Work to be completed: Extract the lines from the start through the line that holds "for x, y in", both included, omitting all images.

Dataset extract:
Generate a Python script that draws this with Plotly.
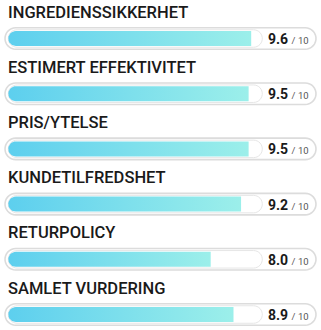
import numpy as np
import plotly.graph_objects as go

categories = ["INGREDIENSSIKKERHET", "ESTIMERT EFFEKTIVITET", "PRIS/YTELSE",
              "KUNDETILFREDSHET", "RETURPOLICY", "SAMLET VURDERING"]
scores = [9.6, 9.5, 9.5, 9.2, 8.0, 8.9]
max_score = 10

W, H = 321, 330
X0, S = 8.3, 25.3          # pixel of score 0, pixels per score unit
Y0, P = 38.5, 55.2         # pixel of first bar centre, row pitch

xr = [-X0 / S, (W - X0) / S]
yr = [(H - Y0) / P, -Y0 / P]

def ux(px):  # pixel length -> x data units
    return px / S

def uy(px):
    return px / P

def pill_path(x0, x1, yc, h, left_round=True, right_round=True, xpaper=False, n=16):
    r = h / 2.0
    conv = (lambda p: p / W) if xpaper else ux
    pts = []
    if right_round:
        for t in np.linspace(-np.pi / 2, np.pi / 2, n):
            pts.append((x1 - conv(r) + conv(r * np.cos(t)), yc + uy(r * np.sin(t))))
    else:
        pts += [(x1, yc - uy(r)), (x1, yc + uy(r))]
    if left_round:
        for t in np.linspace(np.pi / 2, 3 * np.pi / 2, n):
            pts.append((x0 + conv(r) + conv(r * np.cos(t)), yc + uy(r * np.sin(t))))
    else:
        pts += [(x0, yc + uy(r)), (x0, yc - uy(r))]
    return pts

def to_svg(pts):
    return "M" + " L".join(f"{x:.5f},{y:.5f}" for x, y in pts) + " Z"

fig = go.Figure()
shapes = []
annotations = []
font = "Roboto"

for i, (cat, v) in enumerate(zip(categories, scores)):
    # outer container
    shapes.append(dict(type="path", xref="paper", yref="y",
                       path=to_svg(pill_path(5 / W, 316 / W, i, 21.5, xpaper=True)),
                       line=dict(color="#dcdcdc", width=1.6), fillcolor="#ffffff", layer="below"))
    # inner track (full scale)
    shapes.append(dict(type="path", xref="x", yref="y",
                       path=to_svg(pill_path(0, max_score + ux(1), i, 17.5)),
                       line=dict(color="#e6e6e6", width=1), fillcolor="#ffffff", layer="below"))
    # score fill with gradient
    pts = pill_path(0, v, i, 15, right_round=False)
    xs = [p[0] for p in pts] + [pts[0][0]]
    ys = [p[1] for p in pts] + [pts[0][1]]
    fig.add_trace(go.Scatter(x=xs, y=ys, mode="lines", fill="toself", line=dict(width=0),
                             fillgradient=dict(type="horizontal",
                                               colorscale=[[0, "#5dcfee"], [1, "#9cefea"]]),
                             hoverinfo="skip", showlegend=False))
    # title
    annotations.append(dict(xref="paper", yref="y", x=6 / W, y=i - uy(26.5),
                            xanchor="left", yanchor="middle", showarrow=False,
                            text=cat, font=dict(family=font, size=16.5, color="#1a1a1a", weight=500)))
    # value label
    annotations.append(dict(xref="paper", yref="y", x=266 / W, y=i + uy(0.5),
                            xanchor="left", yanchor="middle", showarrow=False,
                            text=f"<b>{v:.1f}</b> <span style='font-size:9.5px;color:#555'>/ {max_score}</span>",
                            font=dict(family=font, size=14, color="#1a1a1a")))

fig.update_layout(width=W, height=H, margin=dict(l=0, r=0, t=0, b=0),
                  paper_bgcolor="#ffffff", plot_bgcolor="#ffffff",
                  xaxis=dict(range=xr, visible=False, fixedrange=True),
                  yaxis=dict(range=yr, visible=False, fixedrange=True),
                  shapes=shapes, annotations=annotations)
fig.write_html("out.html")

Output for this exercise:
Generate a Python script that draws this with Plotly.
import numpy as np
import plotly.graph_objects as go

categories = ["INGREDIENSSIKKERHET", "ESTIMERT EFFEKTIVITET", "PRIS/YTELSE",
              "KUNDETILFREDSHET", "RETURPOLICY", "SAMLET VURDERING"]
scores = [9.6, 9.5, 9.5, 9.2, 8.0, 8.9]
max_score = 10

W, H = 321, 330
X0, S = 8.3, 25.3          # pixel of score 0, pixels per score unit
Y0, P = 38.5, 55.2         # pixel of first bar centre, row pitch

xr = [-X0 / S, (W - X0) / S]
yr = [(H - Y0) / P, -Y0 / P]

def ux(px):  # pixel length -> x data units
    return px / S

def uy(px):
    return px / P

def pill_path(x0, x1, yc, h, left_round=True, right_round=True, xpaper=False, n=16):
    r = h / 2.0
    conv = (lambda p: p / W) if xpaper else ux
    pts = []
    if right_round:
        for t in np.linspace(-np.pi / 2, np.pi / 2, n):
            pts.append((x1 - conv(r) + conv(r * np.cos(t)), yc + uy(r * np.sin(t))))
    else:
        pts += [(x1, yc - uy(r)), (x1, yc + uy(r))]
    if left_round:
        for t in np.linspace(np.pi / 2, 3 * np.pi / 2, n):
            pts.append((x0 + conv(r) + conv(r * np.cos(t)), yc + uy(r * np.sin(t))))
    else:
        pts += [(x0, yc + uy(r)), (x0, yc - uy(r))]
    return pts

def to_svg(pts):
    return "M" + " L".join(f"{x:.5f},{y:.5f}" for x, y in pts) + " Z"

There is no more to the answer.